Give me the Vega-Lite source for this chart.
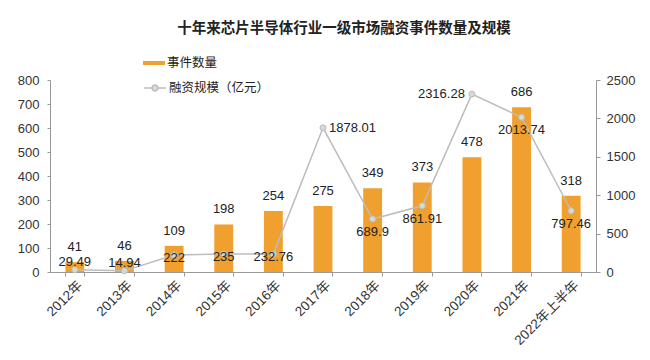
{
  "$schema": "https://vega.github.io/schema/vega-lite/v6.json",
  "width": 546,
  "height": 192,
  "autosize": {"type": "none"},
  "padding": {"left": 50, "top": 80, "right": 54, "bottom": 88},
  "background": "white",
  "config": {
    "font": "Liberation Sans",
    "view": {"stroke": null},
    "axis": {"labelFontSize": 13, "labelColor": "#333", "domainColor": "#999", "tickColor": "#999", "tickSize": 4, "grid": false, "labelFont": "Liberation Sans", "labelOverlap": false},
    "legend": {"padding": 0}
  },
  "title": {"text": "十年来芯片半导体行业一级市场融资事件数量及规模", "font": "Noto Sans CJK SC", "fontSize": 14.5, "fontWeight": "bold", "color": "#222", "frame": "group", "anchor": "middle", "offset": 16, "dx": 21},
  "data": {"values": [
    {"year": "2012年", "count": 41, "amount": 29.49},
    {"year": "2013年", "count": 46, "amount": 14.94},
    {"year": "2014年", "count": 109, "amount": 222},
    {"year": "2015年", "count": 198, "amount": 235},
    {"year": "2016年", "count": 254, "amount": 232.76},
    {"year": "2017年", "count": 275, "amount": 1878.01},
    {"year": "2018年", "count": 349, "amount": 689.9},
    {"year": "2019年", "count": 373, "amount": 861.91},
    {"year": "2020年", "count": 478, "amount": 2316.28},
    {"year": "2021年", "count": 686, "amount": 2013.74},
    {"year": "2022年上半年", "count": 318, "amount": 797.46}
  ]},
  "encoding": {
    "x": {"field": "year", "type": "nominal", "sort": null, "title": null,
      "scale": {"paddingInner": 0.62, "paddingOuter": 0.31},
      "axis": {"labelAngle": -45, "labelAlign": "right", "labelBaseline": "top", "tickBand": "extent", "labelFont": "Liberation Sans, 'Noto Sans CJK SC'", "labelFontSize": 13.5, "labelPadding": 2}}
  },
  "layer": [
    {
      "encoding": {
        "y": {"field": "count", "type": "quantitative", "title": null,
          "scale": {"domain": [0, 800]},
          "axis": {"values": [0,100,200,300,400,500,600,700,800], "format": "d", "tickSize": 3, "labelPadding": 8}}
      },
      "layer": [
        {
          "mark": {"type": "bar", "color": "#F0A02E"},
          "encoding": {
            "fill": {"datum": "事件数量", "type": "nominal",
              "scale": {"range": ["#F0A02E"]},
              "legend": {"title": null, "orient": "none", "legendX": 93, "legendY": -28, "symbolType": "M-1,-0.18H1V0.18H-1Z", "symbolSize": 484, "symbolStrokeWidth": 0, "labelFont": "Noto Sans CJK SC", "labelFontSize": 12.5, "labelColor": "#222", "labelOffset": 2}}
          }
        },
        {
          "mark": {"type": "text", "fontSize": 13, "color": "#222", "baseline": "bottom", "dy": -8},
          "encoding": {"text": {"field": "count"}}
        }
      ]
    },
    {
      "encoding": {
        "y": {"field": "amount", "type": "quantitative", "title": null,
          "scale": {"domain": [0, 2500]},
          "axis": {"orient": "right", "values": [0,500,1000,1500,2000,2500], "format": "d", "labelPadding": 6}}
      },
      "layer": [
        {
          "mark": {"type": "line", "color": "#BDBDBD", "strokeWidth": 1.5,
            "point": {"filled": true, "fill": "#D3DBD3", "stroke": "#B0B8B0", "strokeWidth": 1, "size": 36}},
          "encoding": {
            "stroke": {"datum": "融资规模（亿元）", "type": "nominal",
              "scale": {"range": ["#BDBDBD"]},
              "legend": {"title": null, "orient": "none", "legendX": 93, "legendY": -4, "symbolType": "M-1,0H-0.27M0.27,0H1M0.27,0A0.27,0.27 0 1,1 -0.27,0A0.27,0.27 0 1,1 0.27,0Z", "symbolSize": 484, "symbolFillColor": "#D3DBD3", "symbolStrokeWidth": 1.5, "labelFont": "Noto Sans CJK SC", "labelFontSize": 12.5, "labelColor": "#222", "labelOffset": 2}}
          }
        },
        {
          "transform": [{"filter": "indexof(['2012年','2013年'], datum.year) >= 0"}],
          "mark": {"type": "text", "fontSize": 13, "color": "#222", "dy": -8},
          "encoding": {"text": {"field": "amount"}}
        },
        {
          "transform": [{"filter": "indexof(['2014年','2015年','2016年'], datum.year) >= 0"}],
          "mark": {"type": "text", "fontSize": 13, "color": "#222", "dy": 3},
          "encoding": {"text": {"field": "amount"}}
        },
        {
          "transform": [{"filter": "indexof(['2018年','2019年','2021年','2022年上半年'], datum.year) >= 0"}],
          "mark": {"type": "text", "fontSize": 13, "color": "#222", "dy": 13},
          "encoding": {"text": {"field": "amount"}}
        },
        {
          "transform": [{"filter": "datum.year == '2017年'"}],
          "mark": {"type": "text", "fontSize": 13, "color": "#222", "align": "left", "dx": 6},
          "encoding": {"text": {"field": "amount"}}
        },
        {
          "transform": [{"filter": "datum.year == '2020年'"}],
          "mark": {"type": "text", "fontSize": 13, "color": "#222", "align": "right", "dx": -7},
          "encoding": {"text": {"field": "amount"}}
        }
      ]
    }
  ],
  "resolve": {"scale": {"y": "independent"}}
}
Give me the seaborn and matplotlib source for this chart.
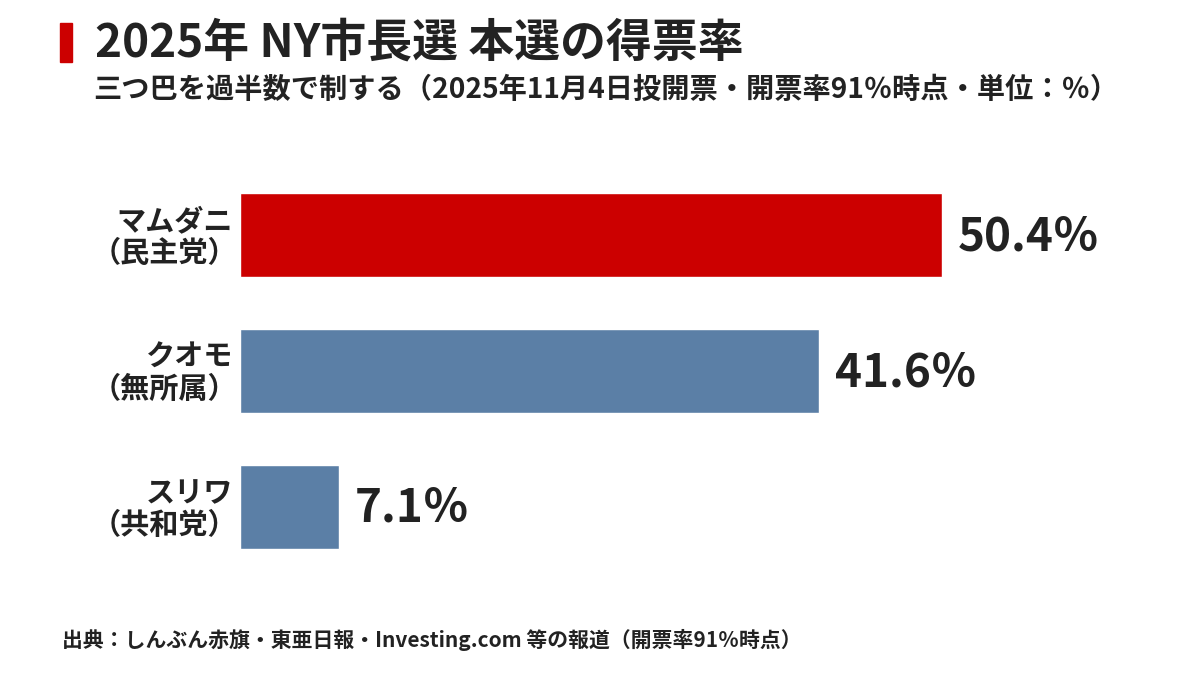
import numpy as np
import pandas as pd
import matplotlib.pyplot as plt
import seaborn as sns

# datos
candidatos = ["マムダニ", "クオモ", "スリワ"]
partidos = ["（民主党）", "（無所属）", "（共和党）"]
votos = [50.4, 41.6, 7.1]
colores = ["#cc0000", "#5b7fa6", "#5b7fa6"]

df = pd.DataFrame({"candidato": candidatos, "partido": partidos, "voto": votos})

sns.set_theme(style="white")
plt.rcParams['font.family'] = ['Noto Sans CJK JP', 'DejaVu Sans']
texto = "#222222"

fig = plt.figure(figsize=(12, 6.75), dpi=100)
ax = fig.add_axes([240 / 1200, 1 - 575 / 675, 900 / 1200, 408 / 675])

sns.barplot(data=df, x="voto", y="candidato", hue="candidato", palette=colores,
            width=0.62, legend=False, ax=ax, saturation=1)
ax.set_xlim(0, 900 / 13.93)
ax.set_ylim(2.5, -0.5)
ax.set_xticks([])
ax.set_yticks([])
ax.set_xlabel("")
ax.set_ylabel("")
for s in ax.spines.values():
    s.set_visible(False)

# etiquetas de valor y de categoria
for i, (c, p, v) in enumerate(zip(candidatos, partidos, votos)):
    ax.annotate(f"{v}％", xy=(v, i), xytext=(11.5, -10.8), textcoords="offset points",
                va="baseline", ha="left", fontsize=33, fontweight="bold", color=texto)
    ax.annotate(c, xy=(0, i), xytext=(-5, 10), textcoords="offset points",
                va="center", ha="right", fontsize=21, fontweight="bold", color=texto)
    ax.annotate(p, xy=(0, i), xytext=(-2, -13), textcoords="offset points",
                va="center", ha="right", fontsize=21, fontweight="bold", color=texto)

# titulo
fig.patches.append(plt.Rectangle((60 / 1200, 1 - 62 / 675), 12 / 1200, 39 / 675,
                                 transform=fig.transFigure, color="#cc0000"))
fig.text(95 / 1200, 1 - 57 / 675, "2025年 NY市長選 本選の得票率", fontsize=33,
         fontweight="bold", color=texto, va="baseline", ha="left")
fig.text(93 / 1200, 1 - 98 / 675,
         "三つ巴を過半数で制する（2025年11月4日投開票・開票率91％時点・単位：％）",
         fontsize=20.3, fontweight="bold", color=texto, va="baseline", ha="left")

fig.text(62 / 1200, 1 - 647 / 675,
         "出典：しんぶん赤旗・東亜日報・Investing.com 等の報道（開票率91％時点）",
         fontsize=15, fontweight="bold", color=texto, va="baseline", ha="left")

fig.savefig("out.png", dpi=100, facecolor="white")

========

- _Task to complete_:
Every line of text is to be repeated exactly; pictures are left out.

- _Response for this exercise_:
Give me the Vega-Lite source for this chart.
{
  "$schema": "https://vega.github.io/schema/vega-lite/v6.json",
  "width": 546,
  "height": 192,
  "autosize": {"type": "none"},
  "padding": {"left": 50, "top": 80, "right": 54, "bottom": 88},
  "background": "white",
  "config": {
    "font": "Liberation Sans",
    "view": {"stroke": null},
    "axis": {"labelFontSize": 13, "labelColor": "#333", "domainColor": "#999", "tickColor": "#999", "tickSize": 4, "grid": false, "labelFont": "Liberation Sans", "labelOverlap": false},
    "legend": {"padding": 0}
  },
  "title": {"text": "十年来芯片半导体行业一级市场融资事件数量及规模", "font": "Noto Sans CJK SC", "fontSize": 14.5, "fontWeight": "bold", "color": "#222", "frame": "group", "anchor": "middle", "offset": 16, "dx": 21},
  "data": {"values": [
    {"year": "2012年", "count": 41, "amount": 29.49},
    {"year": "2013年", "count": 46, "amount": 14.94},
    {"year": "2014年", "count": 109, "amount": 222},
    {"year": "2015年", "count": 198, "amount": 235},
    {"year": "2016年", "count": 254, "amount": 232.76},
    {"year": "2017年", "count": 275, "amount": 1878.01},
    {"year": "2018年", "count": 349, "amount": 689.9},
    {"year": "2019年", "count": 373, "amount": 861.91},
    {"year": "2020年", "count": 478, "amount": 2316.28},
    {"year": "2021年", "count": 686, "amount": 2013.74},
    {"year": "2022年上半年", "count": 318, "amount": 797.46}
  ]},
  "encoding": {
    "x": {"field": "year", "type": "nominal", "sort": null, "title": null,
      "scale": {"paddingInner": 0.62, "paddingOuter": 0.31},
      "axis": {"labelAngle": -45, "labelAlign": "right", "labelBaseline": "top", "tickBand": "extent", "labelFont": "Liberation Sans, 'Noto Sans CJK SC'", "labelFontSize": 13.5, "labelPadding": 2}}
  },
  "layer": [
    {
      "encoding": {
        "y": {"field": "count", "type": "quantitative", "title": null,
          "scale": {"domain": [0, 800]},
          "axis": {"values": [0,100,200,300,400,500,600,700,800], "format": "d", "tickSize": 3, "labelPadding": 8}}
      },
      "layer": [
        {
          "mark": {"type": "bar", "color": "#F0A02E"},
          "encoding": {
            "fill": {"datum": "事件数量", "type": "nominal",
              "scale": {"range": ["#F0A02E"]},
              "legend": {"title": null, "orient": "none", "legendX": 93, "legendY": -28, "symbolType": "M-1,-0.18H1V0.18H-1Z", "symbolSize": 484, "symbolStrokeWidth": 0, "labelFont": "Noto Sans CJK SC", "labelFontSize": 12.5, "labelColor": "#222", "labelOffset": 2}}
          }
        },
        {
          "mark": {"type": "text", "fontSize": 13, "color": "#222", "baseline": "bottom", "dy": -8},
          "encoding": {"text": {"field": "count"}}
        }
      ]
    },
    {
      "encoding": {
        "y": {"field": "amount", "type": "quantitative", "title": null,
          "scale": {"domain": [0, 2500]},
          "axis": {"orient": "right", "values": [0,500,1000,1500,2000,2500], "format": "d", "labelPadding": 6}}
      },
      "layer": [
        {
          "mark": {"type": "line", "color": "#BDBDBD", "strokeWidth": 1.5,
            "point": {"filled": true, "fill": "#D3DBD3", "stroke": "#B0B8B0", "strokeWidth": 1, "size": 36}},
          "encoding": {
            "stroke": {"datum": "融资规模（亿元）", "type": "nominal",
              "scale": {"range": ["#BDBDBD"]},
              "legend": {"title": null, "orient": "none", "legendX": 93, "legendY": -4, "symbolType": "M-1,0H-0.27M0.27,0H1M0.27,0A0.27,0.27 0 1,1 -0.27,0A0.27,0.27 0 1,1 0.27,0Z", "symbolSize": 484, "symbolFillColor": "#D3DBD3", "symbolStrokeWidth": 1.5, "labelFont": "Noto Sans CJK SC", "labelFontSize": 12.5, "labelColor": "#222", "labelOffset": 2}}
          }
        },
        {
          "transform": [{"filter": "indexof(['2012年','2013年'], datum.year) >= 0"}],
          "mark": {"type": "text", "fontSize": 13, "color": "#222", "dy": -8},
          "encoding": {"text": {"field": "amount"}}
        },
        {
          "transform": [{"filter": "indexof(['2014年','2015年','2016年'], datum.year) >= 0"}],
          "mark": {"type": "text", "fontSize": 13, "color": "#222", "dy": 3},
          "encoding": {"text": {"field": "amount"}}
        },
        {
          "transform": [{"filter": "indexof(['2018年','2019年','2021年','2022年上半年'], datum.year) >= 0"}],
          "mark": {"type": "text", "fontSize": 13, "color": "#222", "dy": 13},
          "encoding": {"text": {"field": "amount"}}
        },
        {
          "transform": [{"filter": "datum.year == '2017年'"}],
          "mark": {"type": "text", "fontSize": 13, "color": "#222", "align": "left", "dx": 6},
          "encoding": {"text": {"field": "amount"}}
        },
        {
          "transform": [{"filter": "datum.year == '2020年'"}],
          "mark": {"type": "text", "fontSize": 13, "color": "#222", "align": "right", "dx": -7},
          "encoding": {"text": {"field": "amount"}}
        }
      ]
    }
  ],
  "resolve": {"scale": {"y": "independent"}}
}
Give me the seaborn and matplotlib source for this chart.
import numpy as np
import pandas as pd
import matplotlib.pyplot as plt
import seaborn as sns

# datos
candidatos = ["マムダニ", "クオモ", "スリワ"]
partidos = ["（民主党）", "（無所属）", "（共和党）"]
votos = [50.4, 41.6, 7.1]
colores = ["#cc0000", "#5b7fa6", "#5b7fa6"]

df = pd.DataFrame({"candidato": candidatos, "partido": partidos, "voto": votos})

sns.set_theme(style="white")
plt.rcParams['font.family'] = ['Noto Sans CJK JP', 'DejaVu Sans']
texto = "#222222"

fig = plt.figure(figsize=(12, 6.75), dpi=100)
ax = fig.add_axes([240 / 1200, 1 - 575 / 675, 900 / 1200, 408 / 675])

sns.barplot(data=df, x="voto", y="candidato", hue="candidato", palette=colores,
            width=0.62, legend=False, ax=ax, saturation=1)
ax.set_xlim(0, 900 / 13.93)
ax.set_ylim(2.5, -0.5)
ax.set_xticks([])
ax.set_yticks([])
ax.set_xlabel("")
ax.set_ylabel("")
for s in ax.spines.values():
    s.set_visible(False)

# etiquetas de valor y de categoria
for i, (c, p, v) in enumerate(zip(candidatos, partidos, votos)):
    ax.annotate(f"{v}％", xy=(v, i), xytext=(11.5, -10.8), textcoords="offset points",
                va="baseline", ha="left", fontsize=33, fontweight="bold", color=texto)
    ax.annotate(c, xy=(0, i), xytext=(-5, 10), textcoords="offset points",
                va="center", ha="right", fontsize=21, fontweight="bold", color=texto)
    ax.annotate(p, xy=(0, i), xytext=(-2, -13), textcoords="offset points",
                va="center", ha="right", fontsize=21, fontweight="bold", color=texto)

# titulo
fig.patches.append(plt.Rectangle((60 / 1200, 1 - 62 / 675), 12 / 1200, 39 / 675,
                                 transform=fig.transFigure, color="#cc0000"))
fig.text(95 / 1200, 1 - 57 / 675, "2025年 NY市長選 本選の得票率", fontsize=33,
         fontweight="bold", color=texto, va="baseline", ha="left")
fig.text(93 / 1200, 1 - 98 / 675,
         "三つ巴を過半数で制する（2025年11月4日投開票・開票率91％時点・単位：％）",
         fontsize=20.3, fontweight="bold", color=texto, va="baseline", ha="left")

fig.text(62 / 1200, 1 - 647 / 675,
         "出典：しんぶん赤旗・東亜日報・Investing.com 等の報道（開票率91％時点）",
         fontsize=15, fontweight="bold", color=texto, va="baseline", ha="left")

fig.savefig("out.png", dpi=100, facecolor="white")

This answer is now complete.